> [MATERIAL PROVIDED]
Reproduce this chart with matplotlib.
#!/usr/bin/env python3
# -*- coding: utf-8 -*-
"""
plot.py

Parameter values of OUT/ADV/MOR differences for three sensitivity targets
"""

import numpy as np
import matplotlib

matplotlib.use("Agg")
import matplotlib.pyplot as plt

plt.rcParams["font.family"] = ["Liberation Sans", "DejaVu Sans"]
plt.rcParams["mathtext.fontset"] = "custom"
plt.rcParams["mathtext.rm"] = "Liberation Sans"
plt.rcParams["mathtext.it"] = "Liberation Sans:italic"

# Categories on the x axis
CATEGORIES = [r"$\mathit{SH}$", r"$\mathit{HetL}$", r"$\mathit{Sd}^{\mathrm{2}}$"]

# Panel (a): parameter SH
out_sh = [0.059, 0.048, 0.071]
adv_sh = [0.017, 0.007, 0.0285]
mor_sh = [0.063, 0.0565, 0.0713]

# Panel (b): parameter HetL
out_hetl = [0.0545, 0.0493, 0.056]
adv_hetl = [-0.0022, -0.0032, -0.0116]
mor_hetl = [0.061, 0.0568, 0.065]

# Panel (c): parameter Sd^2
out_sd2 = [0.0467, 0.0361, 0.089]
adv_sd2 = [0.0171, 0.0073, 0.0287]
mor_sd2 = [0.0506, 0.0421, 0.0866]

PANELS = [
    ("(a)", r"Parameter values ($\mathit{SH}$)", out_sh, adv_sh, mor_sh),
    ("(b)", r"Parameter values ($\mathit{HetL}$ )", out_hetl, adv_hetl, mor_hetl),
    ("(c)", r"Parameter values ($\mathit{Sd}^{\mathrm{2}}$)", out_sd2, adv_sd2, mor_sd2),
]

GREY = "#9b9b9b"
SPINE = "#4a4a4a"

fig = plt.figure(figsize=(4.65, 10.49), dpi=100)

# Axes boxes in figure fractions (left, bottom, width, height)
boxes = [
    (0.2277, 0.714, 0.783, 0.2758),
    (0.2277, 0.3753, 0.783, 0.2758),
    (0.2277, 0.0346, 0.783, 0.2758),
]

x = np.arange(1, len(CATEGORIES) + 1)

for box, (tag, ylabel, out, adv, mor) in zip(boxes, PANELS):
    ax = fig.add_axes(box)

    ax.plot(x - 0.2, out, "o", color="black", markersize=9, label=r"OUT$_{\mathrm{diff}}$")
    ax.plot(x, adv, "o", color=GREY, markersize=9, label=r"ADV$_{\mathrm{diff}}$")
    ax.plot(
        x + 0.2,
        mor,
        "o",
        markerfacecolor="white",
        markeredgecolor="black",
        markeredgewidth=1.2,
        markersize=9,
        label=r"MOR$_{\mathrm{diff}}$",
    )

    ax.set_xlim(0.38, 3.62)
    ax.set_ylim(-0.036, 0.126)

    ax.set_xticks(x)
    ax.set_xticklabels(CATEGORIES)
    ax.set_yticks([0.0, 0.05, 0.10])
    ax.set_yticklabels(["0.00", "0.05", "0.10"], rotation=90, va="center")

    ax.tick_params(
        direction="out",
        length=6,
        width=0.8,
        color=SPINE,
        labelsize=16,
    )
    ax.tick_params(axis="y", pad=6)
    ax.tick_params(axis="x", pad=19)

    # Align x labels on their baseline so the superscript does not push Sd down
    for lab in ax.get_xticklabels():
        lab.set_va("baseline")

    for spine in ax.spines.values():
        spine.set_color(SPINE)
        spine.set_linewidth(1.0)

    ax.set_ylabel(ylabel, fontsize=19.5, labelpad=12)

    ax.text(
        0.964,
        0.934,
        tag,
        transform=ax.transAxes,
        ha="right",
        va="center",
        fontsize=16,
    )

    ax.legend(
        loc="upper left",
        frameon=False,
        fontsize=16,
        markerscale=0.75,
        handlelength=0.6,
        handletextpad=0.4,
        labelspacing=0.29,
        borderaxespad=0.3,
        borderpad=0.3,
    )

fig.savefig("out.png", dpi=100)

> [PROBLEM TO WORK ON]
Repeat exactly, please, each line from the beginning of the data through the line with "mor_hetl = [0.061, 0.0568, 0.065]" in it, and only those lines.

> [ANSWER TO THE EXERCISE]
Reproduce this chart with matplotlib.
#!/usr/bin/env python3
# -*- coding: utf-8 -*-
"""
plot.py

Parameter values of OUT/ADV/MOR differences for three sensitivity targets
"""

import numpy as np
import matplotlib

matplotlib.use("Agg")
import matplotlib.pyplot as plt

plt.rcParams["font.family"] = ["Liberation Sans", "DejaVu Sans"]
plt.rcParams["mathtext.fontset"] = "custom"
plt.rcParams["mathtext.rm"] = "Liberation Sans"
plt.rcParams["mathtext.it"] = "Liberation Sans:italic"

# Categories on the x axis
CATEGORIES = [r"$\mathit{SH}$", r"$\mathit{HetL}$", r"$\mathit{Sd}^{\mathrm{2}}$"]

# Panel (a): parameter SH
out_sh = [0.059, 0.048, 0.071]
adv_sh = [0.017, 0.007, 0.0285]
mor_sh = [0.063, 0.0565, 0.0713]

# Panel (b): parameter HetL
out_hetl = [0.0545, 0.0493, 0.056]
adv_hetl = [-0.0022, -0.0032, -0.0116]
mor_hetl = [0.061, 0.0568, 0.065]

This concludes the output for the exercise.